| YOUR OBJECTIVE |
Count the lines that hold the string "this". Reply with the number alone.

| Figure scripts |
○ ○ ○

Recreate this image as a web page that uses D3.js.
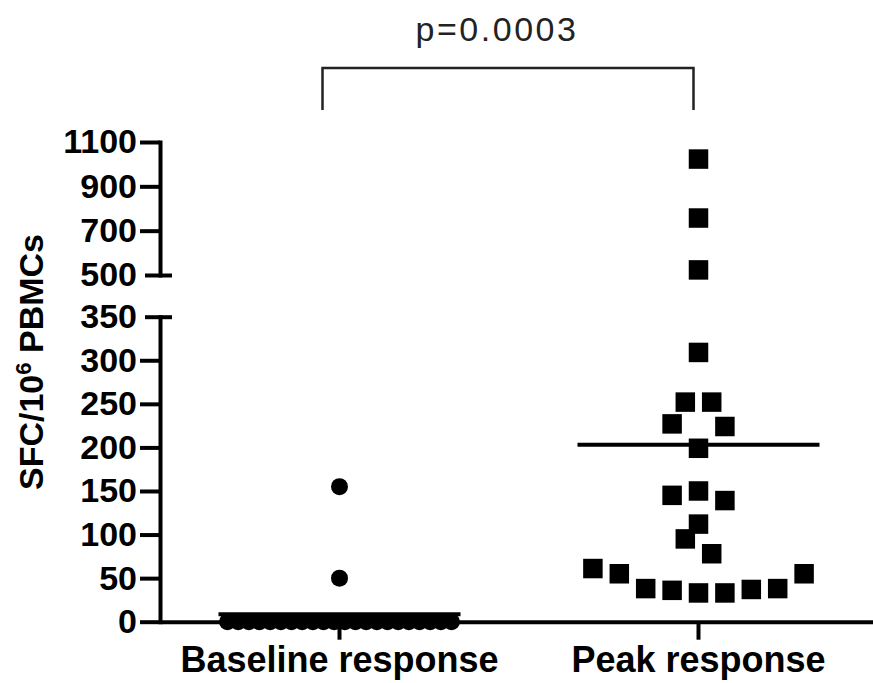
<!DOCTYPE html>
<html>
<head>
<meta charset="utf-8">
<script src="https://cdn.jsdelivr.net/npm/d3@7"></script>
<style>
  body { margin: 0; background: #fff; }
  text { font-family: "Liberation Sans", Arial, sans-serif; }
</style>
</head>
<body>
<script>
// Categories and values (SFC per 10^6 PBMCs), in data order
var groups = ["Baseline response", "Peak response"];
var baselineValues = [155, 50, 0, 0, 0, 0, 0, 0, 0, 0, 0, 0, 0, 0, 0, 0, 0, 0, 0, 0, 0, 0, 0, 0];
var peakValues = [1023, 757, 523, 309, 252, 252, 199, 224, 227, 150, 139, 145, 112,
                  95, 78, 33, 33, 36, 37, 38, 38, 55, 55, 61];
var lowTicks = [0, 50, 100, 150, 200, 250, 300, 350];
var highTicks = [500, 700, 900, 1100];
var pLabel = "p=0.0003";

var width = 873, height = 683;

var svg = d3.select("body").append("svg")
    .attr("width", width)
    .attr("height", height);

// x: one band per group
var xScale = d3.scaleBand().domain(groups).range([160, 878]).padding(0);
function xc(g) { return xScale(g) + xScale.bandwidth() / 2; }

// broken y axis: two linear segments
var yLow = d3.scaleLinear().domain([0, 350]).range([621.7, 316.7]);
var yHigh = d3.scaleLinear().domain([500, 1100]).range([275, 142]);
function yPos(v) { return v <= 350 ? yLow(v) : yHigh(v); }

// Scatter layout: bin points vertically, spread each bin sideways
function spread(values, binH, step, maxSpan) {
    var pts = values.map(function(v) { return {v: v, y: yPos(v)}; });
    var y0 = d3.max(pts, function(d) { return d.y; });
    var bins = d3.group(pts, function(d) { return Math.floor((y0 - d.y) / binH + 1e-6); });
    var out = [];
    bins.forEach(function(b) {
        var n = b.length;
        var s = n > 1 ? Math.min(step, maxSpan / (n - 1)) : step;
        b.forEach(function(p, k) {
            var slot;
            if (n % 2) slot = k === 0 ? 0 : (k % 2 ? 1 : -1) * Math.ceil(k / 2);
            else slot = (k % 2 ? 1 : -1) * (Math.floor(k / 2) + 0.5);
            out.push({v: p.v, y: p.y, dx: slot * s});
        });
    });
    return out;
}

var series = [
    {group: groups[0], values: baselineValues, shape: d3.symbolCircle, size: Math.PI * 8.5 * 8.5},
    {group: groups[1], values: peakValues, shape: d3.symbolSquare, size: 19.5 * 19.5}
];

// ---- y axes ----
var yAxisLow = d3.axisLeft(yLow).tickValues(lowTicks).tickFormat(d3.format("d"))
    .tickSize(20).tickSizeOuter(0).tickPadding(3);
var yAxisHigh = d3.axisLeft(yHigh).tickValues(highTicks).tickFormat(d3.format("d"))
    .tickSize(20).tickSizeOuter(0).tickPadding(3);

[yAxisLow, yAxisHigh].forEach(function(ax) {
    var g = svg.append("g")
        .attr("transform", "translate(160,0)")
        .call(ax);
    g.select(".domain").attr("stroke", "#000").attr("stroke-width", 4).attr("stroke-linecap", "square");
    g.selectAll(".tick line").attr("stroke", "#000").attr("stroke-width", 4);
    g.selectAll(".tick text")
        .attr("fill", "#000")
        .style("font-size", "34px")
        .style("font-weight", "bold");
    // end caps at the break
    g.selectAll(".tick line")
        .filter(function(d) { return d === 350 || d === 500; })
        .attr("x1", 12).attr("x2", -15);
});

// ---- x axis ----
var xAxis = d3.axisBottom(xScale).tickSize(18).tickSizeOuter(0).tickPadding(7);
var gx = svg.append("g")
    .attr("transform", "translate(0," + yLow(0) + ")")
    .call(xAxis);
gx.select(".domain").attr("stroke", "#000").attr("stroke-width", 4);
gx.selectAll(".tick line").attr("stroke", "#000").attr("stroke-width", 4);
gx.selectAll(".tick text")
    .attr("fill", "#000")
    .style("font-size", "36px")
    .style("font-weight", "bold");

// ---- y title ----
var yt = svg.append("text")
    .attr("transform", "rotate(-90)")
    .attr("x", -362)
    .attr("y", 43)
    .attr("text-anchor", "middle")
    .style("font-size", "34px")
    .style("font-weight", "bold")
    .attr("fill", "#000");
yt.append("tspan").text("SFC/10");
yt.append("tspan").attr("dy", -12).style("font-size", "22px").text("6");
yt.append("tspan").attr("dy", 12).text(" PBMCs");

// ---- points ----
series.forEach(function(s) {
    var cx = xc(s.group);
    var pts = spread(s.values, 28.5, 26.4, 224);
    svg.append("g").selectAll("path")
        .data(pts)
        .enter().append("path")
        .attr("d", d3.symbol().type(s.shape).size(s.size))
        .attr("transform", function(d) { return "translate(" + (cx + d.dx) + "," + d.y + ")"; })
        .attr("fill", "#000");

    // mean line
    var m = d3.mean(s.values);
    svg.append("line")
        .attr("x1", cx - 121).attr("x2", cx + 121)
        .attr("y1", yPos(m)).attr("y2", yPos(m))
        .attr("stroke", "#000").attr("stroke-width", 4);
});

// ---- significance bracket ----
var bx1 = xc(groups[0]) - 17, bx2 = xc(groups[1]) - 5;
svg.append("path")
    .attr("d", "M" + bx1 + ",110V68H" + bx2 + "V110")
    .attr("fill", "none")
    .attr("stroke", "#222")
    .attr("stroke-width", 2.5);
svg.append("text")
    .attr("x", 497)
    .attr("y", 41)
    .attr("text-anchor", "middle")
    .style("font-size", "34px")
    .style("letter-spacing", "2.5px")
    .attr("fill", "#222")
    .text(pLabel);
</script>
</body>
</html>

○ ○ ○

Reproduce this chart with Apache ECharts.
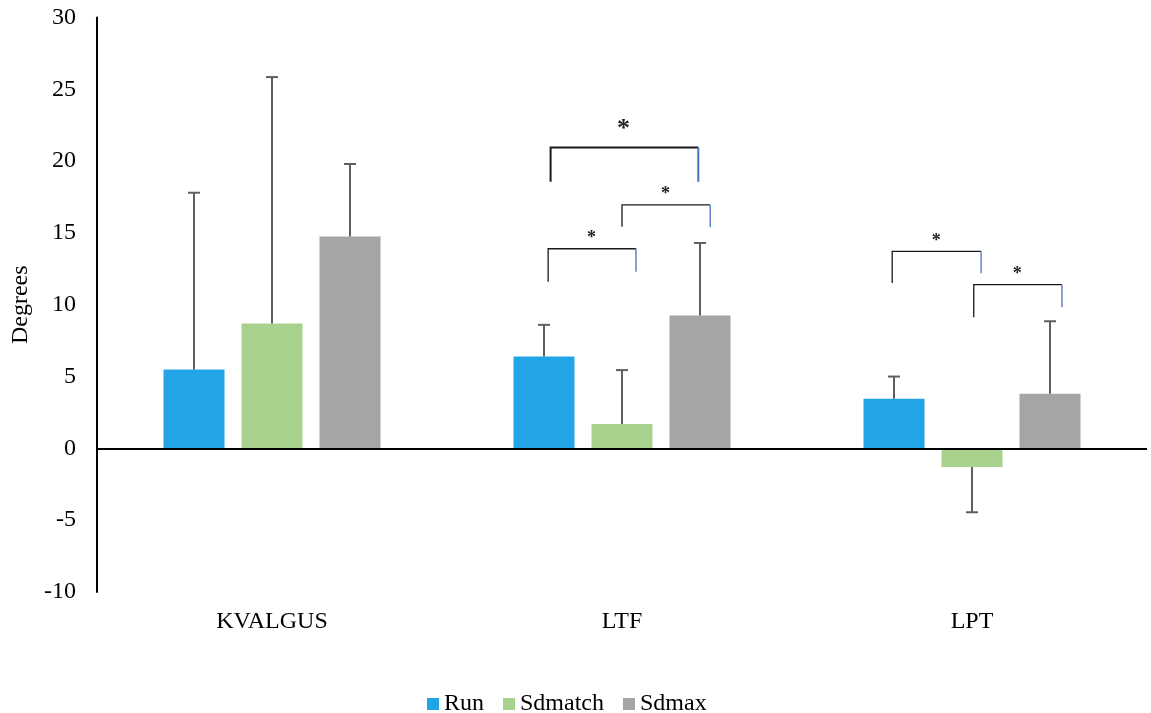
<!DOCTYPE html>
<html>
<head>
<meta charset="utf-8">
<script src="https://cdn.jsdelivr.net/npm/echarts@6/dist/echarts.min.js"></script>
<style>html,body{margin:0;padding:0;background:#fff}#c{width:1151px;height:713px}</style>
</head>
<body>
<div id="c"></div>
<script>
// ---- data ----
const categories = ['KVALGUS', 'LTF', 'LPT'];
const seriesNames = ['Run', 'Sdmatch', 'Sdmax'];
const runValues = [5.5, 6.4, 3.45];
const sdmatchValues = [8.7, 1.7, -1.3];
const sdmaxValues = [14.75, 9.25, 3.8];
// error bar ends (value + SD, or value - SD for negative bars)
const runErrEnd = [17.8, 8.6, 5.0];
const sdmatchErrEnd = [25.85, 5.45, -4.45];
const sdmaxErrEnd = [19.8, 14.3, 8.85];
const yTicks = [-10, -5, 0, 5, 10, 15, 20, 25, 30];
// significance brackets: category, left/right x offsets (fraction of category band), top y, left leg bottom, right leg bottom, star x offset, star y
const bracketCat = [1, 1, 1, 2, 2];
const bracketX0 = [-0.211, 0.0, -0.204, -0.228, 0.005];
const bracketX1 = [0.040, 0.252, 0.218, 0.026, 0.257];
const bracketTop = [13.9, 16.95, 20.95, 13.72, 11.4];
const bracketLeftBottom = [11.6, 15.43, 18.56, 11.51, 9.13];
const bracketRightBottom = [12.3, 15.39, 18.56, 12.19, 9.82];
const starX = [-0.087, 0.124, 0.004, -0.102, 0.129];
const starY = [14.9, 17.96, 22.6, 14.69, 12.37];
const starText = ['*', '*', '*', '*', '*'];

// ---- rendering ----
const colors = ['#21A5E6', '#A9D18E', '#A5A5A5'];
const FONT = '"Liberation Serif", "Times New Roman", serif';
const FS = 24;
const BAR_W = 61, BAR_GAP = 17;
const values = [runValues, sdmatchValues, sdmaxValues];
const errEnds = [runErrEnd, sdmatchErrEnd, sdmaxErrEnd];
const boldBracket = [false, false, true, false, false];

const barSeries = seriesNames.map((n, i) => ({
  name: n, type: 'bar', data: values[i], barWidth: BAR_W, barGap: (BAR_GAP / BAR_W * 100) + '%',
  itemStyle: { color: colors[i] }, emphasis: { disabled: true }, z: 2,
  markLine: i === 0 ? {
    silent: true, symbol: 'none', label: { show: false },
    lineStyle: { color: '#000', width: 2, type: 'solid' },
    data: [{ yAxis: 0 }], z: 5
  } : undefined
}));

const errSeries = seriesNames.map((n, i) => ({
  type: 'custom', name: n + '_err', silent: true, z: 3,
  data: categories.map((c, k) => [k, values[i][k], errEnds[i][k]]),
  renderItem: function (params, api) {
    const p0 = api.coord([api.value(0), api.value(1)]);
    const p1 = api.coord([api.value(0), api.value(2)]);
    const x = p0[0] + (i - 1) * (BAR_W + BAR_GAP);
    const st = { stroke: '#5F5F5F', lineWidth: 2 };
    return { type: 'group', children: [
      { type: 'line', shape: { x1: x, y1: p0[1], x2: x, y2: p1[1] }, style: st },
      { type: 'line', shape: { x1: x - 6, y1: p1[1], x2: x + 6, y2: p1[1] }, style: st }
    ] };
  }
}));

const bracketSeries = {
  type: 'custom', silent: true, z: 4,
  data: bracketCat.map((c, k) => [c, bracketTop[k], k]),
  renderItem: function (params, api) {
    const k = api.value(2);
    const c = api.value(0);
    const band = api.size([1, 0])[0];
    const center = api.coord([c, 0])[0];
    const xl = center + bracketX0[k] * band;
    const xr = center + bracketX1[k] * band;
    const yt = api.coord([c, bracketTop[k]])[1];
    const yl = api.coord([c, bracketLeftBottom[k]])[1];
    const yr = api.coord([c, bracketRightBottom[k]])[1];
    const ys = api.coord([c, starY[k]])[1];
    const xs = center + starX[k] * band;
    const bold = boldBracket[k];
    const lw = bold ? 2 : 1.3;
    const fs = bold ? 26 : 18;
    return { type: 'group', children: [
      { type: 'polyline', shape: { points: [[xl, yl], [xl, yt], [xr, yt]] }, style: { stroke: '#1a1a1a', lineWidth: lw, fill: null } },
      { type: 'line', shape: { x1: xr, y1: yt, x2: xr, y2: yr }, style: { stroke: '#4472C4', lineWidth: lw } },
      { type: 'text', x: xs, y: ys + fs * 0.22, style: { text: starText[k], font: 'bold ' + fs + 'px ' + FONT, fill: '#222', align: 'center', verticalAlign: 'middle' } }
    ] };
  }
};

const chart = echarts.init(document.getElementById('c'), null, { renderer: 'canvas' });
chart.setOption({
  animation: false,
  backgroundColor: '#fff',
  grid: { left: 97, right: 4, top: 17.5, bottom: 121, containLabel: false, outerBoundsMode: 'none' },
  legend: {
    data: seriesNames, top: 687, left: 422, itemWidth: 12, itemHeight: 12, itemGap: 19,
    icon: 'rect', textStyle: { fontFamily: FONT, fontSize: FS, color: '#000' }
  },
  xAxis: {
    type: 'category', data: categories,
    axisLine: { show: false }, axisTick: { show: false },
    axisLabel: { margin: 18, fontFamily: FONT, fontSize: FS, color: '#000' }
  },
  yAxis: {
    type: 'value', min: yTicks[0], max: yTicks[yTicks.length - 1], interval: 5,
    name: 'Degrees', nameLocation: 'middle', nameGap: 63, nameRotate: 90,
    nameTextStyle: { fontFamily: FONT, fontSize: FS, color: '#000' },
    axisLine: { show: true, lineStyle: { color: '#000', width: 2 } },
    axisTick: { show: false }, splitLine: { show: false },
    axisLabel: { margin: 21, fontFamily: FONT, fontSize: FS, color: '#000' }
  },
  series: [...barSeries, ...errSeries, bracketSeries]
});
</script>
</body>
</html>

○ ○ ○

| WORKED ANSWER |
2